**Given task**. Omit all images. Transcribe the rest of the material below exactly.
>> BEGIN Supplied material
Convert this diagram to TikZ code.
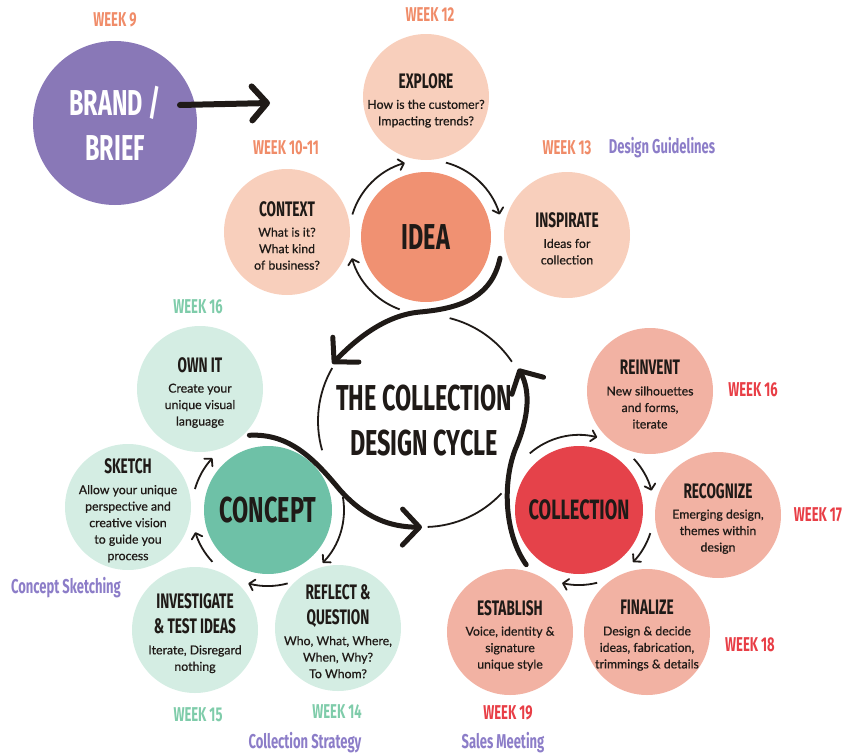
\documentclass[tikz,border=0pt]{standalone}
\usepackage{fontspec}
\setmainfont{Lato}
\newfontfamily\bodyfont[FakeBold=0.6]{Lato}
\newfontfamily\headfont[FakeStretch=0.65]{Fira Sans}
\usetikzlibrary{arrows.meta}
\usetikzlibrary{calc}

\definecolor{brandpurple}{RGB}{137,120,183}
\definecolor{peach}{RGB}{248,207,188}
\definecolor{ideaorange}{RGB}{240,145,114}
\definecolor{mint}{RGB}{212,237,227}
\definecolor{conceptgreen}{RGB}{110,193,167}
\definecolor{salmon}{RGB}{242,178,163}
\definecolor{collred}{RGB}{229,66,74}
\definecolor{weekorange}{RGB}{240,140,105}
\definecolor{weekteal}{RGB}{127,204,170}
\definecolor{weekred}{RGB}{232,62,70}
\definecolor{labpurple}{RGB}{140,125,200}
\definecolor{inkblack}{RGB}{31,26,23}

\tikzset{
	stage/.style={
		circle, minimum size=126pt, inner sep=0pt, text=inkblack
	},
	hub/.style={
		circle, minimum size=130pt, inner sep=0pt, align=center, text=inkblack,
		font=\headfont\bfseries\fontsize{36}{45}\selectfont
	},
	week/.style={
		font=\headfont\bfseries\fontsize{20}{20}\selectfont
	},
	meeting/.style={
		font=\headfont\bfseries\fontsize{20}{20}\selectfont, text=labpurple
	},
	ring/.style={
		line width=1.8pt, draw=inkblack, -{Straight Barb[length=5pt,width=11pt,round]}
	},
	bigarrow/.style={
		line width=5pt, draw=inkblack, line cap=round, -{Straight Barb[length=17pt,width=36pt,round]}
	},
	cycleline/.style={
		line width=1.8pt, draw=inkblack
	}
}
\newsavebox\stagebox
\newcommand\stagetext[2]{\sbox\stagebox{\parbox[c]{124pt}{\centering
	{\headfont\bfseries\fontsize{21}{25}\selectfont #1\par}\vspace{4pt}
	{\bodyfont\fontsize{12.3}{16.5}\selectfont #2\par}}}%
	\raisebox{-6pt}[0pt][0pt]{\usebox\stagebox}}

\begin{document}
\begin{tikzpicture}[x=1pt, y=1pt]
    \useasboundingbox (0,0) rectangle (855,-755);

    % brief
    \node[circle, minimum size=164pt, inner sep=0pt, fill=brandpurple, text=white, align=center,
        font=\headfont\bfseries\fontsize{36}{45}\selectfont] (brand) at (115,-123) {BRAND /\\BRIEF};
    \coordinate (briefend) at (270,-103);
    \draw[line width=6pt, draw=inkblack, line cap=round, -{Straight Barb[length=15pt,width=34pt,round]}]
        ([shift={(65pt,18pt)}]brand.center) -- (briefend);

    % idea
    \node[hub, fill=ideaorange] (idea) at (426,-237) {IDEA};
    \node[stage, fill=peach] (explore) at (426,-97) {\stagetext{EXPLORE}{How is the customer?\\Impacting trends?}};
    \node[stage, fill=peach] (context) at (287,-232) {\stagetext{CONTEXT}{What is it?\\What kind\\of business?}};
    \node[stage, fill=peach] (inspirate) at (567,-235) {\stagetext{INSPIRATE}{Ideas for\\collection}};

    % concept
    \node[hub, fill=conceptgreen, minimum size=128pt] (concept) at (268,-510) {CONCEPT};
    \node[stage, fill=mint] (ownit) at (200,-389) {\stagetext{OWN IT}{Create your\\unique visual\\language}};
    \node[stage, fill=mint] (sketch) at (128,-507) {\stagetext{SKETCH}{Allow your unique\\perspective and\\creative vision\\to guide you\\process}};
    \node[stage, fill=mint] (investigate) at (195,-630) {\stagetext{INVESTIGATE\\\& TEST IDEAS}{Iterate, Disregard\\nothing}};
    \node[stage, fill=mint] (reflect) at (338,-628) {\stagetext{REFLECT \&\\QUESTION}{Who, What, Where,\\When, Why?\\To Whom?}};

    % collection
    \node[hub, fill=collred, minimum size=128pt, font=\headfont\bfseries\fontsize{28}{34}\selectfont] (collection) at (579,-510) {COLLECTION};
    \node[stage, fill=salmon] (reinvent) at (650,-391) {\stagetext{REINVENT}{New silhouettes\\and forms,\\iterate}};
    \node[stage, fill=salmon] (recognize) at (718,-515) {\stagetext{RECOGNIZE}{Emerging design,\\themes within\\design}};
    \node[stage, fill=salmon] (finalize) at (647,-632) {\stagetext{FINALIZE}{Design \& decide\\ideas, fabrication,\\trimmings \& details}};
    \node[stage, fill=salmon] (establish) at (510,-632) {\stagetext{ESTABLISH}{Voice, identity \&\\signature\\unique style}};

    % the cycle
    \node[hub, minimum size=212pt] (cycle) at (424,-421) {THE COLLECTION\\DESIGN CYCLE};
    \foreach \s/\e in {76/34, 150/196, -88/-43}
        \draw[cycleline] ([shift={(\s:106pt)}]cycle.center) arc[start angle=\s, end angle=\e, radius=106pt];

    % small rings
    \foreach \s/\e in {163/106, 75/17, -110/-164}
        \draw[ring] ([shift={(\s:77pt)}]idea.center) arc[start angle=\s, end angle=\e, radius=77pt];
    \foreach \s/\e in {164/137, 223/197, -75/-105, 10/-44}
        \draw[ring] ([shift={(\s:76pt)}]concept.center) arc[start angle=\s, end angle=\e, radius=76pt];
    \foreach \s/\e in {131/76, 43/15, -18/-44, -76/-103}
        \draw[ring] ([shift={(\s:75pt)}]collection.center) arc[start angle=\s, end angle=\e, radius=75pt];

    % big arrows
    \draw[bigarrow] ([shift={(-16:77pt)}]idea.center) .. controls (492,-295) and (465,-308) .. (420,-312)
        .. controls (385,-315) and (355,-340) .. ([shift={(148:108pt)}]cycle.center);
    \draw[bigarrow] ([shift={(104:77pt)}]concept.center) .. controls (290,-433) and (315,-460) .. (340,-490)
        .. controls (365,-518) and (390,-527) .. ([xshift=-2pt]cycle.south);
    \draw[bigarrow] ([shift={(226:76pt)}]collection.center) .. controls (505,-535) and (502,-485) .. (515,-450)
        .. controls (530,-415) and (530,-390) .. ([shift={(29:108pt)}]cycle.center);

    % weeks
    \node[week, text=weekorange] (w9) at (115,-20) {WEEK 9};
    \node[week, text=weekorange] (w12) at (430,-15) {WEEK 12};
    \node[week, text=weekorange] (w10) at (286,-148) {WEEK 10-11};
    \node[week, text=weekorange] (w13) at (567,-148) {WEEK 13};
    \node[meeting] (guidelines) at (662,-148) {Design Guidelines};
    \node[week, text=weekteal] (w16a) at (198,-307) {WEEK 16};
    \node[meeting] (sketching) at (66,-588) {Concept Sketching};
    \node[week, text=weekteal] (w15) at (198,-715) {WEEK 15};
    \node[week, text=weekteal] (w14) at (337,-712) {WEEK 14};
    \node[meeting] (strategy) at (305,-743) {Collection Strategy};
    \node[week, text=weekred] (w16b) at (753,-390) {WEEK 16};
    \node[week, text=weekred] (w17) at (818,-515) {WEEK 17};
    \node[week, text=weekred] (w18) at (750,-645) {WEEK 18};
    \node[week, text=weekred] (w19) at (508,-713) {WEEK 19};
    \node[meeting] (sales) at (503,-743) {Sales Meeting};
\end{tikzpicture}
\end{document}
>> END Supplied material
**Result of this exercise**.
Convert this diagram to TikZ code.
\documentclass[tikz,border=0pt]{standalone}
\usepackage{fontspec}
\setmainfont{Lato}
\newfontfamily\bodyfont[FakeBold=0.6]{Lato}
\newfontfamily\headfont[FakeStretch=0.65]{Fira Sans}
\usetikzlibrary{arrows.meta}
\usetikzlibrary{calc}

\definecolor{brandpurple}{RGB}{137,120,183}
\definecolor{peach}{RGB}{248,207,188}
\definecolor{ideaorange}{RGB}{240,145,114}
\definecolor{mint}{RGB}{212,237,227}
\definecolor{conceptgreen}{RGB}{110,193,167}
\definecolor{salmon}{RGB}{242,178,163}
\definecolor{collred}{RGB}{229,66,74}
\definecolor{weekorange}{RGB}{240,140,105}
\definecolor{weekteal}{RGB}{127,204,170}
\definecolor{weekred}{RGB}{232,62,70}
\definecolor{labpurple}{RGB}{140,125,200}
\definecolor{inkblack}{RGB}{31,26,23}

\tikzset{
	stage/.style={
		circle, minimum size=126pt, inner sep=0pt, text=inkblack
	},
	hub/.style={
		circle, minimum size=130pt, inner sep=0pt, align=center, text=inkblack,
		font=\headfont\bfseries\fontsize{36}{45}\selectfont
	},
	week/.style={
		font=\headfont\bfseries\fontsize{20}{20}\selectfont
	},
	meeting/.style={
		font=\headfont\bfseries\fontsize{20}{20}\selectfont, text=labpurple
	},
	ring/.style={
		line width=1.8pt, draw=inkblack, -{Straight Barb[length=5pt,width=11pt,round]}
	},
	bigarrow/.style={
		line width=5pt, draw=inkblack, line cap=round, -{Straight Barb[length=17pt,width=36pt,round]}
	},
	cycleline/.style={
		line width=1.8pt, draw=inkblack
	}
}
\newsavebox\stagebox
\newcommand\stagetext[2]{\sbox\stagebox{\parbox[c]{124pt}{\centering
	{\headfont\bfseries\fontsize{21}{25}\selectfont #1\par}\vspace{4pt}
	{\bodyfont\fontsize{12.3}{16.5}\selectfont #2\par}}}%
	\raisebox{-6pt}[0pt][0pt]{\usebox\stagebox}}

\begin{document}
\begin{tikzpicture}[x=1pt, y=1pt]
    \useasboundingbox (0,0) rectangle (855,-755);

    % brief
    \node[circle, minimum size=164pt, inner sep=0pt, fill=brandpurple, text=white, align=center,
        font=\headfont\bfseries\fontsize{36}{45}\selectfont] (brand) at (115,-123) {BRAND /\\BRIEF};
    \coordinate (briefend) at (270,-103);
    \draw[line width=6pt, draw=inkblack, line cap=round, -{Straight Barb[length=15pt,width=34pt,round]}]
        ([shift={(65pt,18pt)}]brand.center) -- (briefend);

    % idea
    \node[hub, fill=ideaorange] (idea) at (426,-237) {IDEA};
    \node[stage, fill=peach] (explore) at (426,-97) {\stagetext{EXPLORE}{How is the customer?\\Impacting trends?}};
    \node[stage, fill=peach] (context) at (287,-232) {\stagetext{CONTEXT}{What is it?\\What kind\\of business?}};
    \node[stage, fill=peach] (inspirate) at (567,-235) {\stagetext{INSPIRATE}{Ideas for\\collection}};

    % concept
    \node[hub, fill=conceptgreen, minimum size=128pt] (concept) at (268,-510) {CONCEPT};
    \node[stage, fill=mint] (ownit) at (200,-389) {\stagetext{OWN IT}{Create your\\unique visual\\language}};
    \node[stage, fill=mint] (sketch) at (128,-507) {\stagetext{SKETCH}{Allow your unique\\perspective and\\creative vision\\to guide you\\process}};
    \node[stage, fill=mint] (investigate) at (195,-630) {\stagetext{INVESTIGATE\\\& TEST IDEAS}{Iterate, Disregard\\nothing}};
    \node[stage, fill=mint] (reflect) at (338,-628) {\stagetext{REFLECT \&\\QUESTION}{Who, What, Where,\\When, Why?\\To Whom?}};

    % collection
    \node[hub, fill=collred, minimum size=128pt, font=\headfont\bfseries\fontsize{28}{34}\selectfont] (collection) at (579,-510) {COLLECTION};
    \node[stage, fill=salmon] (reinvent) at (650,-391) {\stagetext{REINVENT}{New silhouettes\\and forms,\\iterate}};
    \node[stage, fill=salmon] (recognize) at (718,-515) {\stagetext{RECOGNIZE}{Emerging design,\\themes within\\design}};
    \node[stage, fill=salmon] (finalize) at (647,-632) {\stagetext{FINALIZE}{Design \& decide\\ideas, fabrication,\\trimmings \& details}};
    \node[stage, fill=salmon] (establish) at (510,-632) {\stagetext{ESTABLISH}{Voice, identity \&\\signature\\unique style}};

    % the cycle
    \node[hub, minimum size=212pt] (cycle) at (424,-421) {THE COLLECTION\\DESIGN CYCLE};
    \foreach \s/\e in {76/34, 150/196, -88/-43}
        \draw[cycleline] ([shift={(\s:106pt)}]cycle.center) arc[start angle=\s, end angle=\e, radius=106pt];

    % small rings
    \foreach \s/\e in {163/106, 75/17, -110/-164}
        \draw[ring] ([shift={(\s:77pt)}]idea.center) arc[start angle=\s, end angle=\e, radius=77pt];
    \foreach \s/\e in {164/137, 223/197, -75/-105, 10/-44}
        \draw[ring] ([shift={(\s:76pt)}]concept.center) arc[start angle=\s, end angle=\e, radius=76pt];
    \foreach \s/\e in {131/76, 43/15, -18/-44, -76/-103}
        \draw[ring] ([shift={(\s:75pt)}]collection.center) arc[start angle=\s, end angle=\e, radius=75pt];

    % big arrows
    \draw[bigarrow] ([shift={(-16:77pt)}]idea.center) .. controls (492,-295) and (465,-308) .. (420,-312)
        .. controls (385,-315) and (355,-340) .. ([shift={(148:108pt)}]cycle.center);
    \draw[bigarrow] ([shift={(104:77pt)}]concept.center) .. controls (290,-433) and (315,-460) .. (340,-490)
        .. controls (365,-518) and (390,-527) .. ([xshift=-2pt]cycle.south);
    \draw[bigarrow] ([shift={(226:76pt)}]collection.center) .. controls (505,-535) and (502,-485) .. (515,-450)
        .. controls (530,-415) and (530,-390) .. ([shift={(29:108pt)}]cycle.center);

    % weeks
    \node[week, text=weekorange] (w9) at (115,-20) {WEEK 9};
    \node[week, text=weekorange] (w12) at (430,-15) {WEEK 12};
    \node[week, text=weekorange] (w10) at (286,-148) {WEEK 10-11};
    \node[week, text=weekorange] (w13) at (567,-148) {WEEK 13};
    \node[meeting] (guidelines) at (662,-148) {Design Guidelines};
    \node[week, text=weekteal] (w16a) at (198,-307) {WEEK 16};
    \node[meeting] (sketching) at (66,-588) {Concept Sketching};
    \node[week, text=weekteal] (w15) at (198,-715) {WEEK 15};
    \node[week, text=weekteal] (w14) at (337,-712) {WEEK 14};
    \node[meeting] (strategy) at (305,-743) {Collection Strategy};
    \node[week, text=weekred] (w16b) at (753,-390) {WEEK 16};
    \node[week, text=weekred] (w17) at (818,-515) {WEEK 17};
    \node[week, text=weekred] (w18) at (750,-645) {WEEK 18};
    \node[week, text=weekred] (w19) at (508,-713) {WEEK 19};
    \node[meeting] (sales) at (503,-743) {Sales Meeting};
\end{tikzpicture}
\end{document}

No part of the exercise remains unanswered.